— START SOURCE EXCERPT —

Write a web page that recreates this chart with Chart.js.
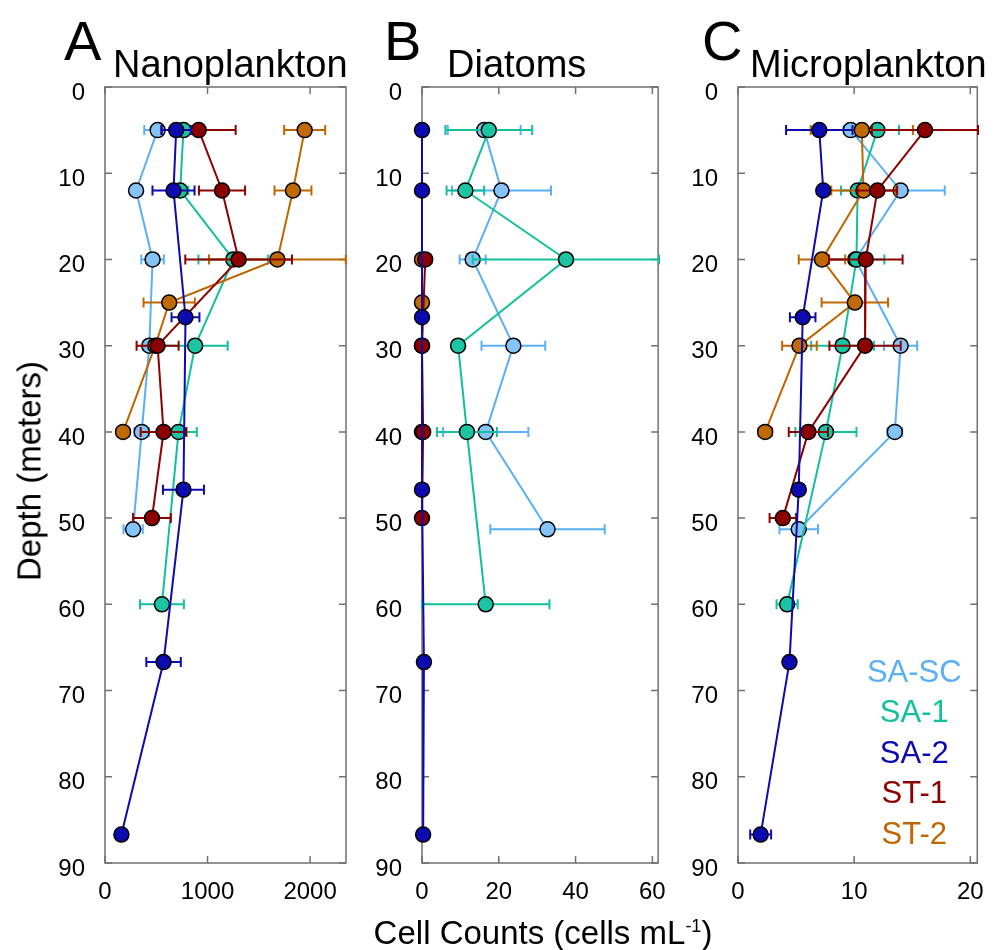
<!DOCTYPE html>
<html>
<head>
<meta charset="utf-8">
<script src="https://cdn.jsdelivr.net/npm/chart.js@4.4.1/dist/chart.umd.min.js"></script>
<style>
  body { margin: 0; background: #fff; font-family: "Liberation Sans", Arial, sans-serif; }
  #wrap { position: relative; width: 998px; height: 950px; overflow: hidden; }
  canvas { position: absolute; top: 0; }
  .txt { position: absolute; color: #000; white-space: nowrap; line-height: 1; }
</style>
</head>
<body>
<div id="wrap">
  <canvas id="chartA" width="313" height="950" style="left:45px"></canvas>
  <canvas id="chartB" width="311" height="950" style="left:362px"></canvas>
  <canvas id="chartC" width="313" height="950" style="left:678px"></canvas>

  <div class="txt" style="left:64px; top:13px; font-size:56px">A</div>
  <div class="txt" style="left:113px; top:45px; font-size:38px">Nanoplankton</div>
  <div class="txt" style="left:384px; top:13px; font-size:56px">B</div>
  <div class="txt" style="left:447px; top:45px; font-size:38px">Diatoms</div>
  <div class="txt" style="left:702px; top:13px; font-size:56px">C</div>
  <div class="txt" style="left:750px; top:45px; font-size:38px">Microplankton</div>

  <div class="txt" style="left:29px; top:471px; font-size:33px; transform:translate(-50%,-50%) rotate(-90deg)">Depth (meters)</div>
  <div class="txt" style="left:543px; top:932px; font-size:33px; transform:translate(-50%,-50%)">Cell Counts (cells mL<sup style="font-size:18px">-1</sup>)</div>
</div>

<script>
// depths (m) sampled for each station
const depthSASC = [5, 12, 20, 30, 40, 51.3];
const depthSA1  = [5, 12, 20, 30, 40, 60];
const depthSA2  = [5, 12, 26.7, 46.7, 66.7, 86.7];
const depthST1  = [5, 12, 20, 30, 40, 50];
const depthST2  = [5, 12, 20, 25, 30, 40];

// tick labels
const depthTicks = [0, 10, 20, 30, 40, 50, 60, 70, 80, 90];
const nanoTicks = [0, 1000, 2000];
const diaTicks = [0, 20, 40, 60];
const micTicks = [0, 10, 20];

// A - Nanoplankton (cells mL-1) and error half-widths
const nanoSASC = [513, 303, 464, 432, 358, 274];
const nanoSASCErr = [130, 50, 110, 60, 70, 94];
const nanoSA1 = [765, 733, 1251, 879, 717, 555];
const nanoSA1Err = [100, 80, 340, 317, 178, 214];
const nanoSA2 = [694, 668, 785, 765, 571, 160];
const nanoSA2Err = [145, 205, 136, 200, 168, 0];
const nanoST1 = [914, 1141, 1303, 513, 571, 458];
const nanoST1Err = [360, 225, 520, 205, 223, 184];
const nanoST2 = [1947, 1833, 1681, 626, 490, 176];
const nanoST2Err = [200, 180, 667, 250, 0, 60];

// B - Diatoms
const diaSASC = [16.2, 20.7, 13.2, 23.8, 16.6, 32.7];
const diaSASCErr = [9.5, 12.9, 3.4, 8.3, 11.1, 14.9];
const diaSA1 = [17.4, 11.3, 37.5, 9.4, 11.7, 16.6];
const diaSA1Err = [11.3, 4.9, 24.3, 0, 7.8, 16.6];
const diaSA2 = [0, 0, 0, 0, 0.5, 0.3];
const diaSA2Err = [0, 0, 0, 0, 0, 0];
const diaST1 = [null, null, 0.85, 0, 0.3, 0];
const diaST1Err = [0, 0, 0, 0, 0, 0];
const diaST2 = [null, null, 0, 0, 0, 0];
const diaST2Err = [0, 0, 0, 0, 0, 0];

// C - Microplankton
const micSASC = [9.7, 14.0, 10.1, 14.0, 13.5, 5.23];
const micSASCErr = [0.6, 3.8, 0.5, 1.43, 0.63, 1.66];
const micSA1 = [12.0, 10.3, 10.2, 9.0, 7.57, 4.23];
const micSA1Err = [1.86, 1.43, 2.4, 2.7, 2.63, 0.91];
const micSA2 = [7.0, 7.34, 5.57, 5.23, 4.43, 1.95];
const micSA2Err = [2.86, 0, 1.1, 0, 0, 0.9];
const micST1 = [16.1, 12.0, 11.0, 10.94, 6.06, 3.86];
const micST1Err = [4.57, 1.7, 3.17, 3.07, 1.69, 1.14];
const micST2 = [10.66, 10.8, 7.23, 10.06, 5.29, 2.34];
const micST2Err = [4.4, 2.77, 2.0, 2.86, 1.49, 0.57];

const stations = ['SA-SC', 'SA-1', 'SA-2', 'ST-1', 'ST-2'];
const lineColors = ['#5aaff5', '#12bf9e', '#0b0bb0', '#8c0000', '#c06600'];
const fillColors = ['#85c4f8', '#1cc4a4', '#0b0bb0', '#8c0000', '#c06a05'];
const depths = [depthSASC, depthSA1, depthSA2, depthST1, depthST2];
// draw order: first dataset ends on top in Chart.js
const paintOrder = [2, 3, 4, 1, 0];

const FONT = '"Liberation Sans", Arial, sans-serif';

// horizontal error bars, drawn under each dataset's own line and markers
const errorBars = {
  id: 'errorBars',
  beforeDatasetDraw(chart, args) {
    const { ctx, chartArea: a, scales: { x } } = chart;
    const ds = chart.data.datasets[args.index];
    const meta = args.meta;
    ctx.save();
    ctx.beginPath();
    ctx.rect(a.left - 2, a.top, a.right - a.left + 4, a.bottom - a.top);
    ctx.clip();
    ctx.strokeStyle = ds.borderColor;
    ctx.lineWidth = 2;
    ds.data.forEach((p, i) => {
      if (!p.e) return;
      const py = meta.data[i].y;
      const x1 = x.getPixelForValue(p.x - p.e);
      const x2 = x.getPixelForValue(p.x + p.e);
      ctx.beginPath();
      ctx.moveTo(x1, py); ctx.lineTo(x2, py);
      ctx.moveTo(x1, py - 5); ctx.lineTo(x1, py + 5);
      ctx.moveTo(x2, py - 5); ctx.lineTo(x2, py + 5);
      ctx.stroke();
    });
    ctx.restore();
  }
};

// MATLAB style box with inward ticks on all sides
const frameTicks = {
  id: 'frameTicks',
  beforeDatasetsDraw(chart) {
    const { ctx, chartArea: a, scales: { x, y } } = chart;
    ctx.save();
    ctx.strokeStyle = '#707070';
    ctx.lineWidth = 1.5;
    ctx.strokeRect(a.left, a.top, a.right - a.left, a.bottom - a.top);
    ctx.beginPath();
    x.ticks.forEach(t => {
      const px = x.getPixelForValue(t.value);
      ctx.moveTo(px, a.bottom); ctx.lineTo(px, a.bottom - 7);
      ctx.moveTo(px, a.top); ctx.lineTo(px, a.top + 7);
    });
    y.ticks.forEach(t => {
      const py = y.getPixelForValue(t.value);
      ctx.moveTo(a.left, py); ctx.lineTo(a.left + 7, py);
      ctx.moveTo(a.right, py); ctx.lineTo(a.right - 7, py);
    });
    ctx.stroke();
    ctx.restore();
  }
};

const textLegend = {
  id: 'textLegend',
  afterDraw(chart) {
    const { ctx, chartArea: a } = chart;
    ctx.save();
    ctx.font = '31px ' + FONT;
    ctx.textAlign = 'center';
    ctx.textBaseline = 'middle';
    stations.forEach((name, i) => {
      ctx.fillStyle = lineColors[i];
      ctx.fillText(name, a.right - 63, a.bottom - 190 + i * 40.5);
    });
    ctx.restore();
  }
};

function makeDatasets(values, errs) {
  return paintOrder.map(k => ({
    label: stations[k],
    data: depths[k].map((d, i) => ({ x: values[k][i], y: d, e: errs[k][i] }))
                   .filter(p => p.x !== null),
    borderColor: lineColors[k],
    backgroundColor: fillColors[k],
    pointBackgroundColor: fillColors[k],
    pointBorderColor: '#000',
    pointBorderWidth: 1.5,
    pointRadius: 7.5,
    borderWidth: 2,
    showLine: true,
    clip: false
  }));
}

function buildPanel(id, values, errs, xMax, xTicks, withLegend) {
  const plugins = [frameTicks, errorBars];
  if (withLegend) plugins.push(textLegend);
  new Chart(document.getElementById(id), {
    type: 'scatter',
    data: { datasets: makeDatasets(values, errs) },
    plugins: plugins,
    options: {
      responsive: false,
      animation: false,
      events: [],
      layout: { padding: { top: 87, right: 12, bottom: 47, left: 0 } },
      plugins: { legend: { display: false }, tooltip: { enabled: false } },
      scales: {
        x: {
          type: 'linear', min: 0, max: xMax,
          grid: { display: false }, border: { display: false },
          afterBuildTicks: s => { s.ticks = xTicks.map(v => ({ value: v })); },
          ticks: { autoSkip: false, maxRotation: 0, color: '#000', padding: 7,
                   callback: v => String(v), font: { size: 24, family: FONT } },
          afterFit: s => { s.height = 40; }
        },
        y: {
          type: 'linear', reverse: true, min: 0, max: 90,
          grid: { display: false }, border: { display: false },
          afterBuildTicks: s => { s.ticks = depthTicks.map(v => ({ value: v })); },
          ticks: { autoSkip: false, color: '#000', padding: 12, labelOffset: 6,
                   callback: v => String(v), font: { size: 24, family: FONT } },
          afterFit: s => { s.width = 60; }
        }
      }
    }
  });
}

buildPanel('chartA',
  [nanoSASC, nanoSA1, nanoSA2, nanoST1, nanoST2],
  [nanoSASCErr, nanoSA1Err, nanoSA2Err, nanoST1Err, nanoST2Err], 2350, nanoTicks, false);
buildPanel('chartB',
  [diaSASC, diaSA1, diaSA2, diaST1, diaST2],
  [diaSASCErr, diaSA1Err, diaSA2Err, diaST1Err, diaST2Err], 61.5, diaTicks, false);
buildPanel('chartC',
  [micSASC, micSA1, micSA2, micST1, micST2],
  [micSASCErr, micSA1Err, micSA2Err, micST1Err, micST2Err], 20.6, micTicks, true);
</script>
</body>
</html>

— END SOURCE EXCERPT —

WORK INSTRUCTIONS | Repeat exactly and only the lines from the start of the data above through the line that holds "25, 30, 40];", inclusive. Pictures do not belong in the copy.

EXERCISE RESULT |
Write a web page that recreates this chart with Chart.js.
<!DOCTYPE html>
<html>
<head>
<meta charset="utf-8">
<script src="https://cdn.jsdelivr.net/npm/chart.js@4.4.1/dist/chart.umd.min.js"></script>
<style>
  body { margin: 0; background: #fff; font-family: "Liberation Sans", Arial, sans-serif; }
  #wrap { position: relative; width: 998px; height: 950px; overflow: hidden; }
  canvas { position: absolute; top: 0; }
  .txt { position: absolute; color: #000; white-space: nowrap; line-height: 1; }
</style>
</head>
<body>
<div id="wrap">
  <canvas id="chartA" width="313" height="950" style="left:45px"></canvas>
  <canvas id="chartB" width="311" height="950" style="left:362px"></canvas>
  <canvas id="chartC" width="313" height="950" style="left:678px"></canvas>

  <div class="txt" style="left:64px; top:13px; font-size:56px">A</div>
  <div class="txt" style="left:113px; top:45px; font-size:38px">Nanoplankton</div>
  <div class="txt" style="left:384px; top:13px; font-size:56px">B</div>
  <div class="txt" style="left:447px; top:45px; font-size:38px">Diatoms</div>
  <div class="txt" style="left:702px; top:13px; font-size:56px">C</div>
  <div class="txt" style="left:750px; top:45px; font-size:38px">Microplankton</div>

  <div class="txt" style="left:29px; top:471px; font-size:33px; transform:translate(-50%,-50%) rotate(-90deg)">Depth (meters)</div>
  <div class="txt" style="left:543px; top:932px; font-size:33px; transform:translate(-50%,-50%)">Cell Counts (cells mL<sup style="font-size:18px">-1</sup>)</div>
</div>

<script>
// depths (m) sampled for each station
const depthSASC = [5, 12, 20, 30, 40, 51.3];
const depthSA1  = [5, 12, 20, 30, 40, 60];
const depthSA2  = [5, 12, 26.7, 46.7, 66.7, 86.7];
const depthST1  = [5, 12, 20, 30, 40, 50];
const depthST2  = [5, 12, 20, 25, 30, 40];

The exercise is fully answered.